A teoria não se aplica na prática: quem lhe falou isso?
Por Thiago M. Minagé
Já passava da meia-noite de terça para quarta, estava cansado, um dia inteiro andando pelo Tribunal de Justiça fazendo audiências no JECRIM, afinal de contas, estava no primeiro ano da advocacia e cobrava barato para amigos de conhecidos, logo, muitos processos de pequena complexidade tomavam conta de meus dias. O telefone toca e do outro lado da linha uma voz feminina, trêmula e desesperada se pronuncia:
– Boa noite Dr. Tudo bem? Desculpe o horário mas meu marido está preso e não sei o que fazer, me deram esse numero e disseram pra te ligar. Me ajuda!
Imediatamente respondi:
– Calma! Onde você está?
Ela, rebateu:
– Na 1ª Delegacia de Policia. Simplesmente entraram lá em casa e me perguntaram: Cadê ele? Onde estão as armas? Onde estão as drogas? Algemaram ele e troxuram pra cá. Quanto o Sr me cobra pra soltar meu marido?
Respondi:
– Estou indo pra Delegacia agora.
Imediatamente pulo cama, coloco o terno, todo amarrotado, e saio desesperadamente, sem ao menos saber o que me espera ou mesmo se o fato era aquele que me fora relatado.
Ao chegar na Delegacia encontro a pessoa que me ligou em pé chorando do lado de fora, não foi difícil identificá-la, até porquê uma hora daquelas, não muitas pessoas ficam na porta de uma Delegacia esperando alguém.
Já havia levado uma procuração genérica e na parte da qualificação em branco para preencher na hora, falei o valor dos honorários para a Sra. que me aguardava e a mesma informou não ter todo o valor e me passou apenas uma parte do que tinha na bolsa, bem abaixo do valor baixo que cobrei, mas já estava ali, não ia negar.
Me dirijo ao balcão da Delegacia:
– Boa noite!
(ninguém responde)
Insisto:
– Boa noite!
Um policial se manifesta:
- Pois não Dr.
– Tem uma pesoa presa e gostaria de falar com ela e saber do que se trata.
– O Inquérito é sigiloso, o Sr. não pode ter acesso.
– Como assim?
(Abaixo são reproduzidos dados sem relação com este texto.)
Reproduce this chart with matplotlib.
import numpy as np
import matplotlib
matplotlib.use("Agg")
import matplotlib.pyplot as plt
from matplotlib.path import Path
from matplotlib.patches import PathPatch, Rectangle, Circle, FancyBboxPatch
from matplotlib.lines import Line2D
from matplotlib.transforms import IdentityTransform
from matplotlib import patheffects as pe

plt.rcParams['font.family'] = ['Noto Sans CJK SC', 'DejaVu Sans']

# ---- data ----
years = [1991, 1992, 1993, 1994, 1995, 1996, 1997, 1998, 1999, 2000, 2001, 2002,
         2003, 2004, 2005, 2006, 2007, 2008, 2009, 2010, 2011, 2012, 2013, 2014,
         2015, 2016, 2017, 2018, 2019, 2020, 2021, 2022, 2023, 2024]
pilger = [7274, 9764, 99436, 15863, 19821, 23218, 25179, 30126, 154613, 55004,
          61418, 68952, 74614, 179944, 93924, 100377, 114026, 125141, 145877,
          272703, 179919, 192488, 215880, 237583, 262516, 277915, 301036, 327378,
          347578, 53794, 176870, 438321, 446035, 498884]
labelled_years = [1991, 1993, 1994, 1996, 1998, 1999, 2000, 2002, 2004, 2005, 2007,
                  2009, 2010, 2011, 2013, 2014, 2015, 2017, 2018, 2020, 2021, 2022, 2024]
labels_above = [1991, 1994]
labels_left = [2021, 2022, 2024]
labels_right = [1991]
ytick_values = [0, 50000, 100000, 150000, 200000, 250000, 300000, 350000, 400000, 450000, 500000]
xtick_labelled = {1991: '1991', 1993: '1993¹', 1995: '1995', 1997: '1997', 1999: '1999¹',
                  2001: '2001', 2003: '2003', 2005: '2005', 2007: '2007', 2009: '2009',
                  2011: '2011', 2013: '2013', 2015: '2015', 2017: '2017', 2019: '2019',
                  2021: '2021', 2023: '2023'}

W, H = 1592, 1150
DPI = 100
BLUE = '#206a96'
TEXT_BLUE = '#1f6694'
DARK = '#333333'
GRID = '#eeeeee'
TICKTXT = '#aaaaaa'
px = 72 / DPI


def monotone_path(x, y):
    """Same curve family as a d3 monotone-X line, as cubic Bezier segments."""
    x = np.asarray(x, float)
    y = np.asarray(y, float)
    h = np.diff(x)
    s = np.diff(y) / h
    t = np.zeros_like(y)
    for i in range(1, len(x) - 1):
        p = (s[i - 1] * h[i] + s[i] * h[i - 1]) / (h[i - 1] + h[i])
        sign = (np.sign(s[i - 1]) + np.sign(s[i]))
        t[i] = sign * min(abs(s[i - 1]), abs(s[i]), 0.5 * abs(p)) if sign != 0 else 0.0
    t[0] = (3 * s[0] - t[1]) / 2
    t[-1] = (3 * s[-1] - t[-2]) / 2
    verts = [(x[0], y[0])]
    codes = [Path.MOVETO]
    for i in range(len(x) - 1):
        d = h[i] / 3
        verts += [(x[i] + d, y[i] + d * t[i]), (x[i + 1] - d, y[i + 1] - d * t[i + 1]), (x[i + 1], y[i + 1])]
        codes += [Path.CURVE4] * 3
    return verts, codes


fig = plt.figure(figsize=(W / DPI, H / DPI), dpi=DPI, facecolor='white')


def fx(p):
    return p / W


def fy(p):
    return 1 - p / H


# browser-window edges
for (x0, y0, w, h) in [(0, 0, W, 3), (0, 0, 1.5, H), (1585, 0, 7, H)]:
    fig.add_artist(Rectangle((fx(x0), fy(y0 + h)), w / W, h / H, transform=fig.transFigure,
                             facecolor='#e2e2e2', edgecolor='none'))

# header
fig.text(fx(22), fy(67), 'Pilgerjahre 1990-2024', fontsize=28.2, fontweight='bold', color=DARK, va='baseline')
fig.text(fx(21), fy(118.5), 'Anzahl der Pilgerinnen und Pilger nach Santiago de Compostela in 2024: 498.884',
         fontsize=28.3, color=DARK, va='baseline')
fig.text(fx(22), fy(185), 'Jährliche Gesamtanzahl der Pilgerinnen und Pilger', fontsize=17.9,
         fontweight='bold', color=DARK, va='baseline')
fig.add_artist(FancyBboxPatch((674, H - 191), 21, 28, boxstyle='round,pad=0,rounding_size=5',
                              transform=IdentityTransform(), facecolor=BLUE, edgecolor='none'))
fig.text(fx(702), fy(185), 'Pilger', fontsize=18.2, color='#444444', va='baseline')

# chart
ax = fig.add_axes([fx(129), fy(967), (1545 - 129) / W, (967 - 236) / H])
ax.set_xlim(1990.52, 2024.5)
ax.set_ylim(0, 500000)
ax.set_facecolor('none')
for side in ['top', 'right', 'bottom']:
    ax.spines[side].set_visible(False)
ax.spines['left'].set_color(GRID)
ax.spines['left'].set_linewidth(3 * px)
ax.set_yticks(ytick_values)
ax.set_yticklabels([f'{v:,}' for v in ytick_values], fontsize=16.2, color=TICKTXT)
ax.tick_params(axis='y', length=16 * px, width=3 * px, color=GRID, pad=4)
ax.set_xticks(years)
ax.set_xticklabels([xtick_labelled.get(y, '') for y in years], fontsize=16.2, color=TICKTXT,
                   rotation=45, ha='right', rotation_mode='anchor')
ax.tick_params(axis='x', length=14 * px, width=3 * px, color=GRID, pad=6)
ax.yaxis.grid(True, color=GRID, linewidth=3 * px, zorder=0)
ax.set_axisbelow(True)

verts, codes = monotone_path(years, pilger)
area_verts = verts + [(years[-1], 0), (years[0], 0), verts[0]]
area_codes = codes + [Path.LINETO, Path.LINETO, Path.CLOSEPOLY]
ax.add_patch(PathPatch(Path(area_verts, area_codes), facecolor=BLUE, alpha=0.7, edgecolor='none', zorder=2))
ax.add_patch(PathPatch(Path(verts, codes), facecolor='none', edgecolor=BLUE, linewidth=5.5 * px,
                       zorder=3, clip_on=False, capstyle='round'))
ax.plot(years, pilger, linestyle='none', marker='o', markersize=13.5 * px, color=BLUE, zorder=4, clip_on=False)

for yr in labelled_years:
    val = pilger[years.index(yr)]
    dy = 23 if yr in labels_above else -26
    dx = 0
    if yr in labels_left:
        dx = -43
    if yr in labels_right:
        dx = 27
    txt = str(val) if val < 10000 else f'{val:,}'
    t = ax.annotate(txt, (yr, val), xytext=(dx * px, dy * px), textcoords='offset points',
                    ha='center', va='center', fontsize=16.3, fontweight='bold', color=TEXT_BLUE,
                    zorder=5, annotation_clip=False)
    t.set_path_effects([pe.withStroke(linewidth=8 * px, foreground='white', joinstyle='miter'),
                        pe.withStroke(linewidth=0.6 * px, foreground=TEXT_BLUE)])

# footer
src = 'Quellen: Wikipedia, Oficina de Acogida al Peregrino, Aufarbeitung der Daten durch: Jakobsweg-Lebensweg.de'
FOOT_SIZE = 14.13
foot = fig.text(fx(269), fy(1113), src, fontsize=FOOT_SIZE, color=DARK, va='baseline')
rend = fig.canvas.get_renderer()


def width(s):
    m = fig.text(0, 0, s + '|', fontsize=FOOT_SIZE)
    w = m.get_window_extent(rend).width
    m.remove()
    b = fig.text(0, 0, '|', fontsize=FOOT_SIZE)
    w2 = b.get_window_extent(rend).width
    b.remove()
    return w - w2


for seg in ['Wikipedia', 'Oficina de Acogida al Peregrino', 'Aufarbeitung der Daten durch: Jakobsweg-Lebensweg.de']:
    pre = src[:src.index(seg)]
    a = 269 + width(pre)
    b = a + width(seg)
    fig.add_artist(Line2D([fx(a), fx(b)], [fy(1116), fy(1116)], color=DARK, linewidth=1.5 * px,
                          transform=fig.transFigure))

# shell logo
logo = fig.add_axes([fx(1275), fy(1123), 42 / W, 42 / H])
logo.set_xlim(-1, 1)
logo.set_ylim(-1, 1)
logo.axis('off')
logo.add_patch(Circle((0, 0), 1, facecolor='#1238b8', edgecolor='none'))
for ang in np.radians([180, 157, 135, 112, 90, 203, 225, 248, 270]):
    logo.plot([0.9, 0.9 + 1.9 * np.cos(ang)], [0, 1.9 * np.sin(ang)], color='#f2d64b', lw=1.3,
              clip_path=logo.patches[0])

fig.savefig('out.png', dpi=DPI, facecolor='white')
Tenho direito de ver o Inquérito. Posso falar com o preso?
– Também não Dr. O Delegado determinou isolamento do elemento.
– Posso falar com o Delegado ?
– Dr. o Delegado foi descansar, o dia foi pesado, só amanhã, é muito vagabundo pra prender.
– Mas eu preciso falar com o preso, saber o que tá acontecendo, preciso saber o que está acontecendo. Não existe incomunicabilidade o que fazer com a Constituição e direitos humanos.
– ha ha ha ha Dr. a teoria é bem diferente da prática, aqui é realidade, aqui o bicho pega e quem manda é o Delegado. Não tem acesso ao Inquérito e muito menos falar com o vagabundo. E me dá licença que eu to cansado e vou tirar um cochilo. Volte amanhã.
Nesse momento saio frustrado e me deparo com aquela senhora que me ligou apreensiva, aguardando uma resposta. O que dizer a ela agora? Como explicar o que ocorreu? Como dizer que não pude falar com o preso e que terei de voltar no dia seguinte para conseguir saber de algo? Quem disse que a Teoria não se aplica na prática? Será que tudo o que estudamos, lemos e hoje ensinamos não existe?
Esse ainda é infelizmente o dia a dia de quem advoga perante delegacias de polícia. Essa é a labuta do advogado, como se estivesse pedindo um favor, como se algo de errado estivesse prestes a ocorrer.
O não detalhamento do crime imputado foi proposital, para você que lê entenda que pouco importa quem foi ou o que fez, na verdade direitos devem ser respeitados, não só do preso, como também do advogado e da família que acaba “pagando” por algo que não fez.
E você, colega, já vivenciou alguma situação semelhante?